Most shoppers have seen Polymer Logistics products thousands of times and never given them a second thought — the essence of
functionality.
CEO Jim Vangelos started the Riverside company, providing reusable packaging for shipping and display, out of his living room in Arroyo Grande in 1996, with “no customers, no contracts, just ideas.”
But Vangelos had plenty of experience in the unusual niche business. At Orlando, Fla.-based CHEP USA, Vangelos provided the wooden blue pallets that are ubiquitous at warehouse stores such as Costco, and the returnable plastic containers (RPCs) for produce at stores like Walmart. Then he launched a new RPC line for Hays Logistics, adding an environmentally friendly twist, in that every use — versus corrugated traditional packaging — eliminated about a pound and a half of solid waste. That venture was sold to the Manasha Corp. subsidiary Orbis.
Then, five years ago, Fresh & Easy neighborhood markets came to the Inland Empire, with United Kingdom-based parent company Tesco Plc., the third-largest retailer in the world, out to conquer California, Arizona and Nevada as their first U.S. territories.
Opening its first store in Hemet, the chartreuse green-and-lean chain’s emphasis on eco-sophistry the concrete floors and warehouse-style displays save shoppers money, they say plays on its pitch of convenience store simplicity with energy efficiency keeping prices low.
Naturally, Fresh & Easy was looking for partners like Vangelos, green vendors willing to forego immediate gain for long-term profit as the chain establishes itself in America. “While we were very late in the process of bidding the business, we had a willingness to be flexible,” Vangelos recalls. “With a combination of good luck and timing, I sold them on the vision and got the backing of the parent company to get the business and grow with them.”
Translated: Vangelos’s company would have to make a “heavy investment with no return for awhile.” Vangelos quickly moved the company to Riverside.

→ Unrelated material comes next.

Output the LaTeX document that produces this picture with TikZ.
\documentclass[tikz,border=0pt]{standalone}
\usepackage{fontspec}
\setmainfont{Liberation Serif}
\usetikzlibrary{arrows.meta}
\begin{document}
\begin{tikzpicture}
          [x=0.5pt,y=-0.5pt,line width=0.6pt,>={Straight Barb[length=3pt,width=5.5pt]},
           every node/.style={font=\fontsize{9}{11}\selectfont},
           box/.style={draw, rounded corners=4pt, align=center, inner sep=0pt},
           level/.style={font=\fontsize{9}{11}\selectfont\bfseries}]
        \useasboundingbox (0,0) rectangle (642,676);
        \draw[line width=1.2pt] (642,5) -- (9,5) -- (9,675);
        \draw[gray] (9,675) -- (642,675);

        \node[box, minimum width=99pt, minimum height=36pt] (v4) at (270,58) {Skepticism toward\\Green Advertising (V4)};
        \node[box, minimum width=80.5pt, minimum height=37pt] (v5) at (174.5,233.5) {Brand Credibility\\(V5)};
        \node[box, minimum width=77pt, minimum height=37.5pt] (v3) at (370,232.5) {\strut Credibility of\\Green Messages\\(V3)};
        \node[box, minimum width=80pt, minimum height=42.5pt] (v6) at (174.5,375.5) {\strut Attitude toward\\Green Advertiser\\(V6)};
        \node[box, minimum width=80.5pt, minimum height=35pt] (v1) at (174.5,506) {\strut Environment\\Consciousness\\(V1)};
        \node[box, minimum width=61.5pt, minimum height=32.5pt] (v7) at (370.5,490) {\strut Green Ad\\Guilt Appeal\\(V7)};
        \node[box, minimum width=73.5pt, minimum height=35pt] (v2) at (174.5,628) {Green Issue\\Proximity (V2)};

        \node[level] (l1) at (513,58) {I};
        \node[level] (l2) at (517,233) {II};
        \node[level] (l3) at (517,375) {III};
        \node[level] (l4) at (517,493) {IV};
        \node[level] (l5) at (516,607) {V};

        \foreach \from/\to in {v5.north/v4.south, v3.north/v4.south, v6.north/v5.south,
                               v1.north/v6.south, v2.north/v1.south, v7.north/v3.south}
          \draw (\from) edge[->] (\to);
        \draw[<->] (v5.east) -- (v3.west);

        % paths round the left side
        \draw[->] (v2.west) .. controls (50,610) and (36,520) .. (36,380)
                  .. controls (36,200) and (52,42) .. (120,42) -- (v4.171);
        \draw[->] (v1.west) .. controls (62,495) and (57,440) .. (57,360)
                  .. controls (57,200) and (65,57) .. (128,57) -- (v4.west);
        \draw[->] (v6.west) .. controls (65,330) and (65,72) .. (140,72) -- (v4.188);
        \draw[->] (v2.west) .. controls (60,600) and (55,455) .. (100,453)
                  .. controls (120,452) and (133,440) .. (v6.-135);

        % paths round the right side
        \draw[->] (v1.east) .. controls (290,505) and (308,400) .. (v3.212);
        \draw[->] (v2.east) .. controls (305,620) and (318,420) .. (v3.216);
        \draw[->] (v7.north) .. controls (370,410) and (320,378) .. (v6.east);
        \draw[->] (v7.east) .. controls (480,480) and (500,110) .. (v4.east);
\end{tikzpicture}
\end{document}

The first product for Fresh & Easy was a proprietary crate for in-house bakery items, as it happens, made in Riverside. Since then the company has provided numerous proprietary logistics products, some under the line dubbed “One Touch/Retail Ready.”
They’re logistical in that often the same packaging can go from factory to shipping to display, saving time and money every step of the way.

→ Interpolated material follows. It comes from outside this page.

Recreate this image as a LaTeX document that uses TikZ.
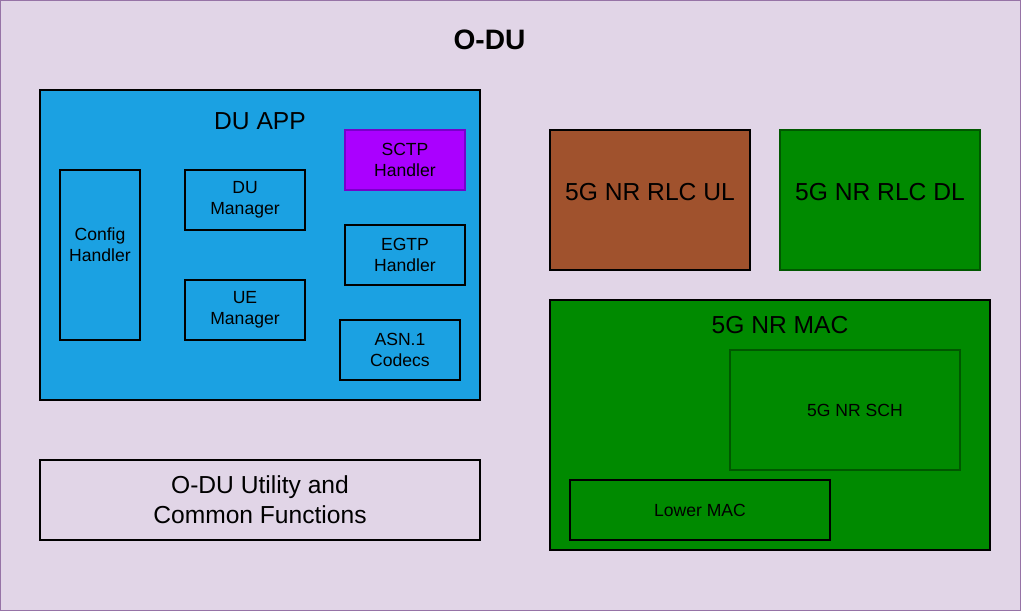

All of the products can be ground up and remolded when they have worn out, making them sustainable and preferable to the plastics police.
Some of Polymer Logistics new products allow watermelons and potatoes, for example, to be packed at the point of origin and shipped to Stater Bros. or Kroger’s chains, which owns Ralphs locally.

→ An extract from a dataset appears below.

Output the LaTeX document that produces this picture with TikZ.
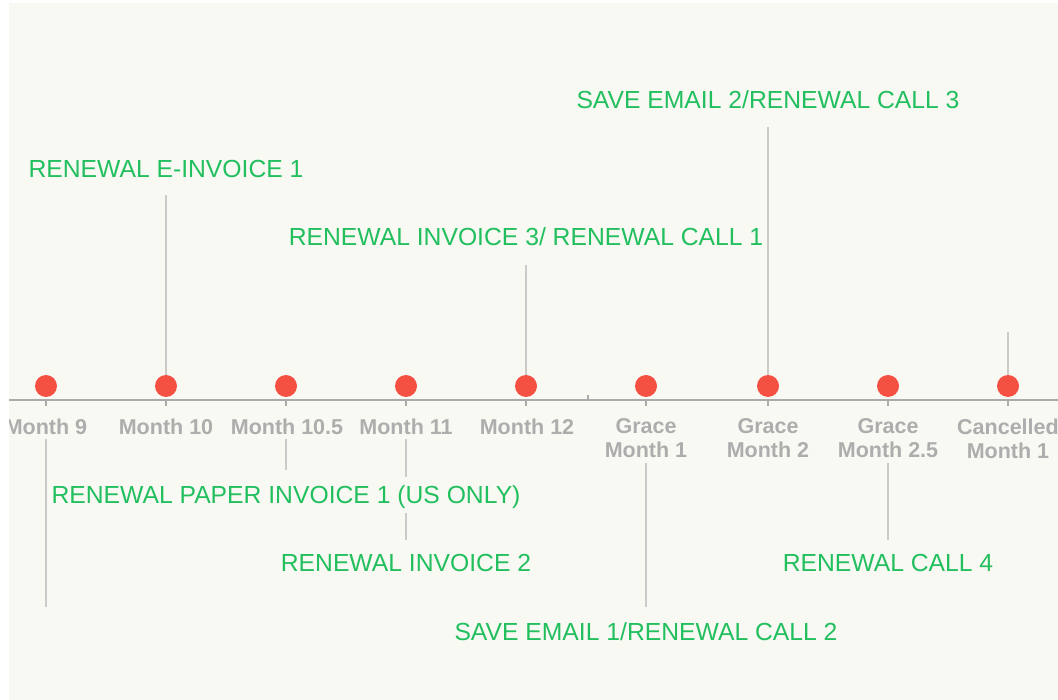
\documentclass[tikz,border=0pt]{standalone}
\usepackage{fontspec}
\setmainfont{Liberation Sans}
\definecolor{bgc}{HTML}{F9F9F3}
\definecolor{dotc}{HTML}{F55142}
\definecolor{grn}{HTML}{22BF5F}
\definecolor{axc}{HTML}{ABABAB}
\definecolor{lnc}{HTML}{CACACA}
\definecolor{mlab}{HTML}{ADADAD}
\pgfdeclarelayer{back}
\pgfdeclarelayer{lines}
\pgfsetlayers{back,lines,main}
\begin{document}
\begin{tikzpicture}[x=1pt,y=-1pt,
  dotn/.style={circle,fill=dotc,minimum size=22pt,inner sep=0pt},
  mlabel/.style={font=\bfseries\fontsize{21.5}{24}\selectfont,text=mlab,align=center,anchor=north,inner sep=0pt},
  evlabel/.style={font=\fontsize{24.7}{28}\selectfont,text=grn,fill=bgc,text height=17.5pt,text depth=0pt,inner ysep=9.4pt,inner xsep=3pt},
  conn/.style={draw=lnc,line width=1.5pt},
  axisline/.style={draw=axc,line width=1.5pt}]
\useasboundingbox (0,0) rectangle (1058,700);
\begin{pgfonlayer}{back}
\fill[white] (0,0) rectangle (1058,700);
\fill[bgc] (9,3) rectangle (1058,700);
\end{pgfonlayer}
\begin{scope}
\clip (9,3) rectangle (1058,700);
% axis
\coordinate (axL) at (9,400);
\coordinate (axR) at (1058,400);
\draw[axisline] (axL) -- (axR);
% dots
\node[dotn] (d9)   at (46,386) {};
\node[dotn] (d10)  at (166,386) {};
\node[dotn] (d105) at (286,386) {};
\node[dotn] (d11)  at (406,386) {};
\node[dotn] (d12)  at (526,386) {};
\node[dotn] (dg1)  at (646,386) {};
\node[dotn] (dg2)  at (768,386) {};
\node[dotn] (dg25) at (888,386) {};
\node[dotn] (dc1)  at (1008,386) {};
% ticks
\foreach \n in {d9,d10,d105,d11,d12,dg1,dg2,dg25,dc1}
  \draw[axisline] (\n |- axL) -- ++(0,6);
\coordinate (mid) at (588,400);
\draw[axisline] (mid) -- ++(0,-5);
% month labels
\node[mlabel] (m9)   at (46,418.5) {Month 9};
\node[mlabel] (m10)  at (166,418.5) {Month 10};
\node[mlabel] (m105) at (287,418.5) {Month 10.5};
\node[mlabel] (m11)  at (406,418.5) {Month 11};
\node[mlabel] (m12)  at (527,418.5) {Month 12};
\node[mlabel] (g1)   at (646,418.5) {Grace\\Month 1};
\node[mlabel] (g2)   at (768,418.5) {Grace\\Month 2};
\node[mlabel] (g25)  at (888,418.5) {Grace\\Month 2.5};
\node[mlabel] (c1)   at (1008,418.5) {Cancelled\\Month 1};
% event labels
\node[evlabel] (e1)     at (166,169) {RENEWAL E-INVOICE 1};
\node[evlabel] (esave2) at (768,100) {SAVE EMAIL 2/RENEWAL CALL 3};
\node[evlabel] (einv3)  at (526,237) {RENEWAL INVOICE 3/ RENEWAL CALL 1};
\node[evlabel] (epaper) at (286,495) {RENEWAL PAPER INVOICE 1 (US ONLY)};
\node[evlabel] (einv2)  at (406,563) {RENEWAL INVOICE 2};
\node[evlabel] (esave1) at (646,632) {SAVE EMAIL 1/RENEWAL CALL 2};
\node[evlabel] (ecall4) at (888,563) {RENEWAL CALL 4};
\coordinate (m9end) at (46,607);
\coordinate (c1top) at (1008,332);
\end{scope}
\begin{pgfonlayer}{lines}
\draw[conn,shorten >=8pt] (d10) -- (e1);
\draw[conn,shorten >=9.5pt] (d12) -- (einv3);
\draw[conn,shorten >=9pt] (dg2) -- (esave2);
\draw[conn] (dc1) -- (c1top);
\draw[conn,shorten <=4.5pt] (m9) -- (m9end);
\draw[conn,shorten <=4.5pt,shorten >=7pt] (d105 |- m105.south) -- (epaper);
\draw[conn,shorten <=4.5pt,shorten >=4.5pt] (m11) -- (einv2);
\draw[conn,shorten <=4.5pt,shorten >=7pt] (g1) -- (esave1);
\draw[conn,shorten <=4.5pt,shorten >=4.5pt] (g25) -- (ecall4);
\end{pgfonlayer}
\end{tikzpicture}
\end{document}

“We tend not to be exclusive to a particular customer; we can’t make things too specific,” said Vangelos, whose products can also be seen at Wal-Mart, Meijer, H-E-B and others. “It is more economical if we make something standardized for the industry, like for tomato growers supplying Kroger , Vons and Safeway.”
Polymer Logistics now employs about 100 people in a 110,000-square-foot facility near the intersection of the 215/91/60 freeways.
Though Vangelos enjoys doing business in Riverside, necessitated in any case by Fresh & Easy’s site selection, he spares the state little quarter.
“California is the toughest state in the union for doing business,” Vangelos says. “They present more regulatory hurdles and protection clauses choking businesses. They’re hurting employment, and they hurt the ability of businesses to grow.”
The company competes against friendly giants such as IFCO Systems and Georgia-Pacific, and buys local product from Rehrig Pacific in Vernon. Vangelos discusses the long-term future of environmental packaging with all them. After five years, and revenue topping $10 million, Vangelos says the company is ready to turn a corner.
“We’re still in the red but the prospects are bright,” he says. “2012 will be our coming-out year. Right now the challenge is to get our model perfect for our customers.”